Perhaps if you are still at the early stage, always bear in mind that businesses are built not to be the innovative first fast mover, but to fill a void in the market place. Life’s best opportunities are measured in time.

And that time is not enough to accomplish all that you desire. So making the right choice is crucial for success.

Small organizations

In the fast paced world we live in today, speed is the ultimate customer turn on. Customer’s today are willing to pay for speed. The old saying ‘time is money’ is more true in the new world.

Everyone is short of time. Customers hate delays, long queues, and out-of-stocks. Customers love finding what they want, making the purchase and getting back to work fast. Speed is the one advantage that the big competition can’t duplicate easily.

Most big companies are bureaucratic, functionalized, and self-absorbed with long approval processes and due diligence.

They don’t listen, they are slow to change, and they kill momentum and initiative. The one barrier to entry that still stands is ‘execution’.

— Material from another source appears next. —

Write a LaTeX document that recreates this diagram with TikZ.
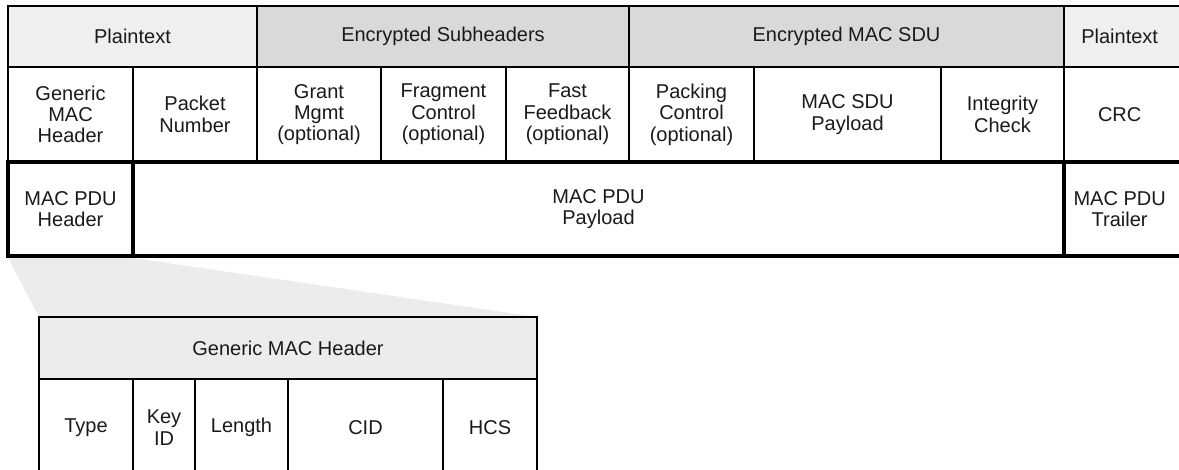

Everybody can get the same idea and lots of people can raise money but when it comes to implementing and executing lots of competitors are all thumbs. Ideas without speedy execution are worth nothing. If you think your idea is worth anything to anyone other than yourself: Try selling it.

Organizational reflexes

A company can see an opportunity to innovate or capture new customers and market share, but by the time resources are allocated and people with the right skills are put in place, the opportunity is gone.

The organization simply cannot get out of its own way. The pace of change takes its toll on an organization.

One way to think about organizational agility is much like the way the head of a supply chain organization thinks about quality.

Quality isn’t a matter of appointing someone to check your products, because by then it’s too late; rather, it’s a matter of embedding scrutiny and commitment into every step of the process. An agile organization looks across multiple dimensions of talent, culture, organization structure and leadership, and embeds flexibility to ensure speed.

It adds up to a workforce that can move closer to the speed of ideas and opportunities.

The exemplars also put a premium on rich collaboration — which shouldn’t be confused with slow consensus-building.

Truly effective collaboration involves the wide distribution and free flow of information; quick sharing of perspectives from across the organization, and rapid decision making that can, when needed, jump hierarchies in a single bound.